When juvenile sex offenders are arrested again, he says, it is far more likely that they are taken in for non-sexual crimes such as property or drug offences.

"Ordinarily with things like public registries and police registries, what you get is a difficult choice between disadvantaging the people you put in the registry and giving the police potentially useful, investigative information," Zimring says.

"That's not the case with youth sex offenders because they don't repeat. It's a waste of resources for investigators and burdensome for the offenders. It's the worst of both worlds."

But defenders of the laws say they feel that focusing on the recidivism rate of youth offenders misses the point of sex registries, for both juveniles and adults.

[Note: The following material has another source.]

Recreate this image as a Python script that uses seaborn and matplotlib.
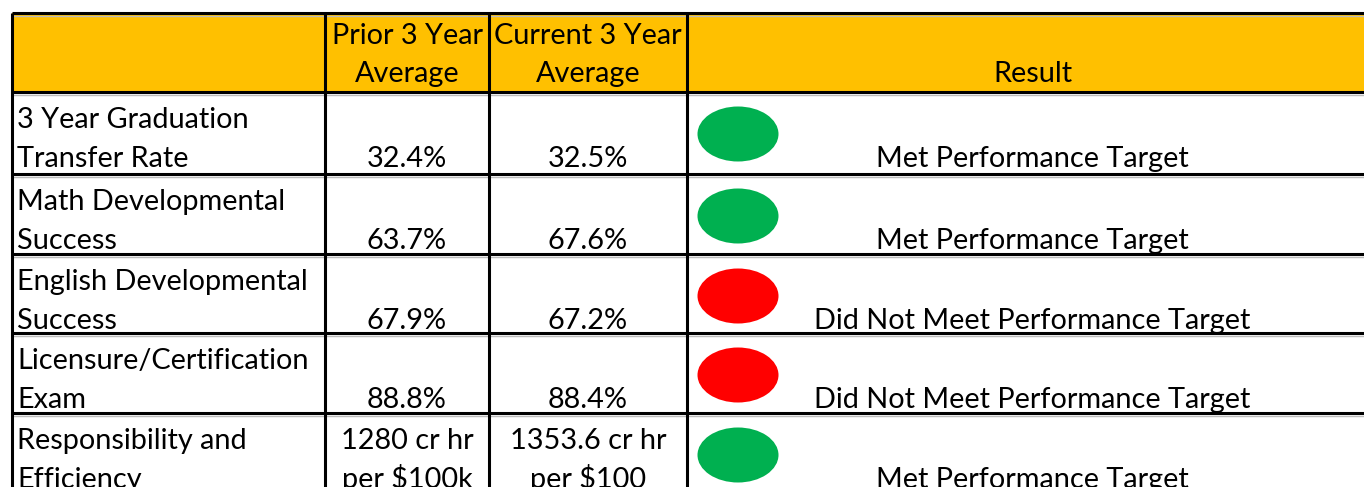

"Sex offender laws weren't created to reduce recidivism," says Carolyn Atwell-Davis, the Vice-President for Policy and Government Affairs for the victims group the National Center for Missing and Exploited Children.

"These laws were created to help law enforcement officials and protect children."

Atwell-Davis says that registering youth offenders also allows them the opportunity to rehabilitate.

While sensitive to the need to differentiate between juvenile and adult sex offenders, she says that juveniles should still be registered with local law enforcement, even if such registration were not publicly available.

However, she agrees that branding them with a lifelong offender status may not be necessary.

"We do see that there would be a benefit for offenders not to be in a registry after completing their rehabilitative goals," Atwell-Davis said.

While states currently must enter youth offenders into a registry of some kind, advocates for the reform of registration and notification laws as applied to juveniles sense that the tone is shifting.

Elizabeth Letourneau says that 10 years ago the sense among victims groups was that "the harm they inflicted lasts a lifetime, so their punishment should last a lifetime".

But today, even former registration and notification advocates like Patty Wetterling, the mother of victim Jacob Wetterling, whose disappearance prompted the first US registration law, question the efficacy of life registration and the expanding scope of notification laws.

For Letourneau, it's a disadvantage that follows children for life.

"It's a type of scarlet letter," says Letourneau. "It sends the message that you are bad, you will always be bad and nothing you do will make you good.